In a strong recitation, the meaning of the poem will be powerfully and clearly conveyed to the audience. The student will offer an interpretation that deepens and enlivens the poem. Meaning, messages, allusions, irony, shifts of tone, and other nuances will be captured by the performance. A great performer may even make the audience see a poem in a new way. A low score should be awarded if the interpretation obscures the meaning of the poem.
Consider whether the student’s physical presence, voice and articulation, dramatic appropriateness, and evidence of understanding all seem on target and unified to breathe life into the poem.
“Overall performance” is worth more than other categories, with the value up to nine points. This category evaluates the total success of the performance, the degree to which the recitation has become more than the sum of its parts. Has the student captivated their audience with the language of the poem? Did the student bring the audience to a better understanding of the poem?

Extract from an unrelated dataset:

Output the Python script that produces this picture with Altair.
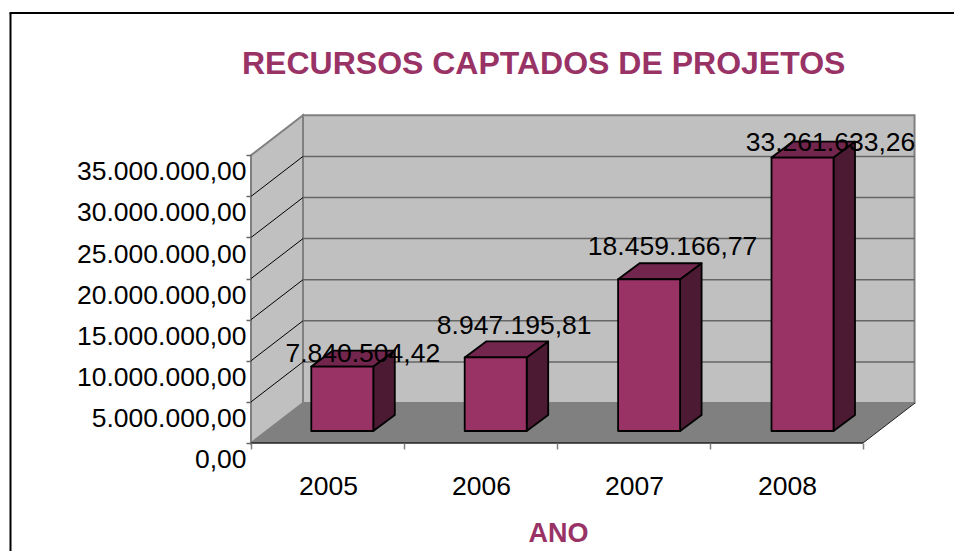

Use this score to measure how impressed you were by the recitation, and whether the recitation has honored the poem. You may also consider the diversity of a student’s recitations with this score. If a student seems to be stuck using the same style of delivery with each of their poems, that may be evidence that they’ve not taken the time to consider each poem individually. In addition to range, judges should consider the complexity of the poem, which is a combination of its content, language, and length—bearing in mind that a longer poem is not necessarily a more complex one. A low score should be awarded for recitations that are poorly presented, ineffective in conveying the meaning of the poem, or conveyed in a manner inappropriate to the poem.